Aggravated DocSurg explains the importance of hospital culture as he dissects data from the ACS Surgery News. When you expect little, you get little in return. I have full faith in the abilities of most folks at Happy's hospital that come in contact with patients in one way or another. That which I am not trained to handle, I leave for others more educated than I. As an internist trained hospitalist, the volume of disease I am capable of handling is immense. My limits are well known to me. And when they are met, I act accordingly.
Physicians also play an important role in following protocols designed for patient safety. If you have infection control policies in place that require full shield protection while placing central lines, the policies do no good if the physicians do not follow them. If you have good policies in place to prevent venous thromboembolism (VTE), they do no good if the physicians are not active participants. Physicians must be willing participants, along with everyone else, in a culture of excellence.
Some physicians don't seem to want to do the right thing for patient care. Eventually, those physicians will be found out. If they don't want to prevent VTE in their patients, their numbers will eventually prove their failure. If they don't want to barrier protect their patients from infection, their numbers will eventually prove their failure.

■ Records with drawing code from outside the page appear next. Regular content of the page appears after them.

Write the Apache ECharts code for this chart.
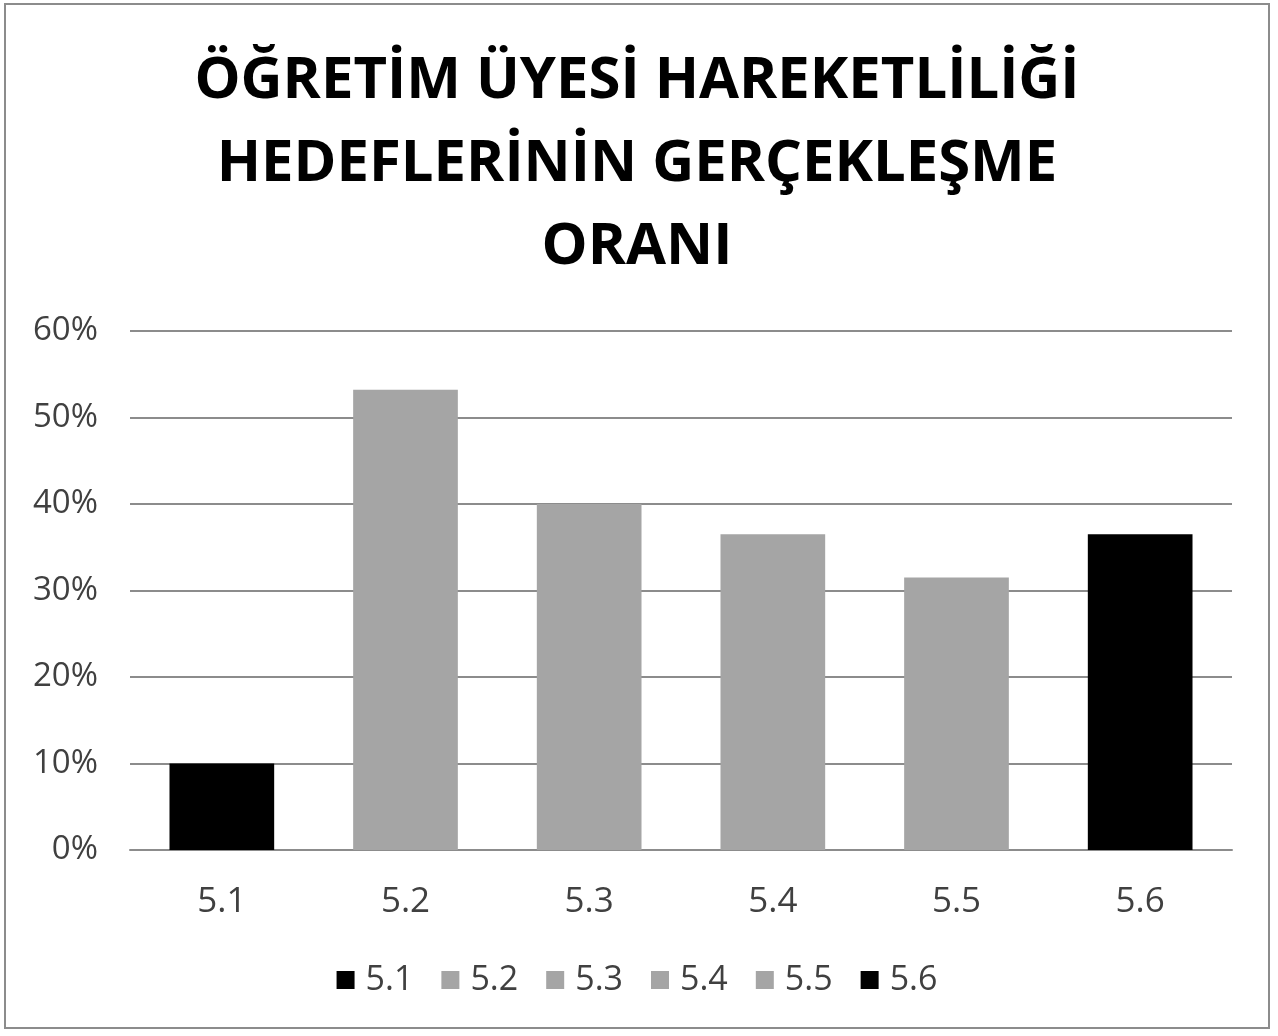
<!DOCTYPE html>
<html>
<head>
<meta charset="utf-8">
<script src="https://cdn.jsdelivr.net/npm/echarts@6/dist/echarts.min.js"></script>
<style>
  html, body { margin: 0; padding: 0; background: #fff; }
  #chart { position: absolute; left: 4px; top: 3px; width: 1266px; height: 1026px; border: 2px solid #8c8c8c; box-sizing: border-box; }
</style>
</head>
<body>
<div id="chart"></div>
<script>
const categories = ['5.1', '5.2', '5.3', '5.4', '5.5', '5.6'];
const values = [10, 53.2, 40, 36.5, 31.5, 36.5];
const barColors = ['#000000', '#a5a5a5', '#a5a5a5', '#a5a5a5', '#a5a5a5', '#000000'];
const yTicks = [0, 10, 20, 30, 40, 50, 60];

const chart = echarts.init(document.getElementById('chart'));

// one series per category so the legend lists each bar
const series = categories.map((name, i) => ({
    name: name,
    type: 'bar',
    stack: 'all',
    barWidth: '57%',
    itemStyle: { color: barColors[i] },
    data: values.map((v, j) => (j === i ? v : null))
}));

const option = {
    animation: false,
    title: {
        text: 'ÖĞRETİM ÜYESİ HAREKETLİLİĞİ\nHEDEFLERİNİN GERÇEKLEŞME\nORANI',
        left: 'center',
        top: 30,
        textStyle: {
            fontFamily: 'Open Sans',
            fontWeight: 'bold',
            fontSize: 58,
            lineHeight: 83,
            color: '#000'
        }
    },
    legend: {
        bottom: 25,
        left: 'center',
        icon: 'rect',
        itemWidth: 18,
        itemHeight: 18,
        itemGap: 28,
        textStyle: { fontFamily: 'Open Sans', fontSize: 34, color: '#404040', padding: [0, 0, 0, 6] },
        data: categories
    },
    grid: { left: 124, right: 36, top: 326, bottom: 177 },
    xAxis: {
        type: 'category',
        data: categories,
        axisLine: { lineStyle: { color: '#8c8c8c', width: 2 } },
        axisTick: { show: false },
        axisLabel: { fontFamily: 'Open Sans', fontSize: 35, color: '#404040', margin: 35 }
    },
    yAxis: {
        type: 'value',
        min: yTicks[0],
        max: yTicks[yTicks.length - 1],
        interval: 10,
        axisLine: { show: false },
        axisTick: { show: false },
        splitLine: { lineStyle: { color: '#8c8c8c', width: 2 } },
        axisLabel: { fontFamily: 'Open Sans', fontSize: 33, color: '#404040', margin: 32, formatter: '{value}%' }
    },
    series: series
};

chart.setOption(option);
</script>
</body>
</html>
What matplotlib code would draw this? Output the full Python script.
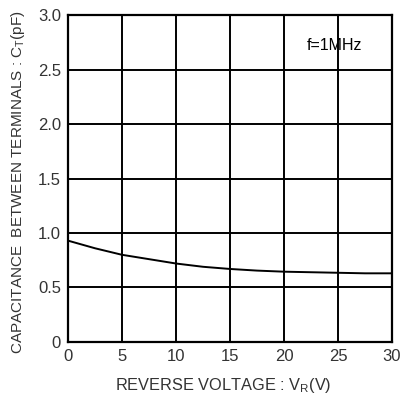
import matplotlib.pyplot as plt

# Datos
voltaje = [0, 2.5, 5, 7.5, 10, 12.5, 15, 17.5, 20, 22.5, 25, 27.5, 30]
capacitancia = [0.93, 0.86, 0.80, 0.76, 0.72, 0.69, 0.67, 0.655, 0.645, 0.64, 0.635, 0.63, 0.63]

x_ticks = [0, 5, 10, 15, 20, 25, 30]
x_labels = ["0", "5", "10", "15", "20", "25", "30"]
y_ticks = [0, 0.5, 1.0, 1.5, 2.0, 2.5, 3.0]
y_labels = ["0", "0.5", "1.0", "1.5", "2.0", "2.5", "3.0"]

plt.rcParams['font.family'] = ['Liberation Sans', 'DejaVu Sans']
color_texto = '#333333'

fig = plt.figure(figsize=(4, 3.99), dpi=100)
ax = fig.add_axes([0.17, 0.143, 0.81, 0.819])

ax.plot(voltaje, capacitancia, color='black', linewidth=1.4)

ax.set_xlim(0, 30)
ax.set_ylim(0, 3.0)
ax.set_xticks(x_ticks)
ax.set_xticklabels(x_labels)
ax.set_yticks(y_ticks)
ax.set_yticklabels(y_labels)
ax.tick_params(length=0, labelsize=12, labelcolor=color_texto, pad=5)
ax.grid(True, color='black', linewidth=1.4)
for lado in ax.spines.values():
    lado.set_linewidth(1.6)

ax.set_xlabel("REVERSE VOLTAGE : V$_\\mathregular{R}$(V)", fontsize=11.8, color=color_texto)
ax.xaxis.set_label_coords(0.48, -0.105)
ax.set_ylabel("CAPACITANCE  BETWEEN TERMINALS : C$_\\mathregular{T}$(pF)", fontsize=11, color=color_texto)
ax.yaxis.set_label_coords(-0.128, 0.49)

ax.text(24.7, 2.72, "f=1MHz", fontsize=11.5, ha='center', va='center', color='black')

fig.savefig("out.png", dpi=100)
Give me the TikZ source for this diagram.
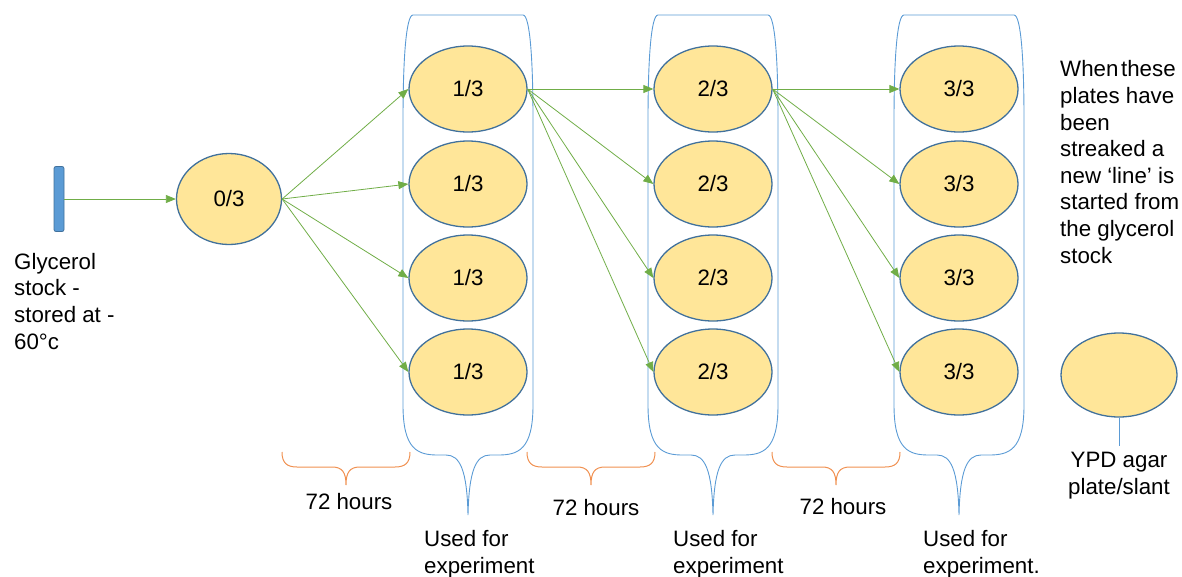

On a personal note, I am happy to report that my data is exceptional. If you were taken care of by me, you were 50% less likely to die than your severity of illness adjusted expected mortality would have suggested. Every year I get a report indicating my actual mortality % vs expected mortality %. Some of this can be manipulated by how well I document, compared to the rest of the physician universe. I understand the documentation rules very well. That may, to some degree, skew my data when compared with the physician universe. But so what. It's accurate data. And it's accurate when comparing me against my own data. If my patient is sick, I document exactly how sick they are.
So how do my numbers look? Well, in 2008, 355 cases were evaluated. The severity of illness adjusted expected mortality for my patients was 5.7%. This compared with the national database numbers of 5.1%. But how often did my patients die? 5%? 4%? 3%? None of the above.
My patients died only 2.8% of the time. Less than half my patients who were expected to die, did. How did I compare with the rest of Happy's hospitalist group? Despite having a higher severity of illness (which may be due to better documentation), I beat them out too with an actual mortality of 2.8% vs 4.5% for Happy's entire hospitalist group. So not only are my patients dying 50% less often than would be expected, patients in my entire hospitalist group are dying 12% less often than would be expected when compared with national statistics.
Hospitals with strong safety initiatives and a culture of compliance with those initiatives from all players, including physicians, separate good hospitals from great ones. And physicians that practice sound clinical medicine can expect more of their patients to survive their acute illness, despite all the barriers to their survival. Quality will come from within, not from the government. How many bad mothers do you know out there on welfare? How many bad mothers do you know not on welfare? What makes a good mother is the mother, not the government.
So what does it all mean? If you should ever find yourself as a patient on my service, you can sleep well at night knowing that your chance of dying is 50% less than if the average physician in this country cared for you. And should you ever find yourself admitted to Happy's hospitalist service , you can sleep well at night knowing that if you don't get me as your physician, at the least, you have a 12% less chance of dying during your stay than the average patient in the average hospital being taken care of by the average physician in this soon to be average country.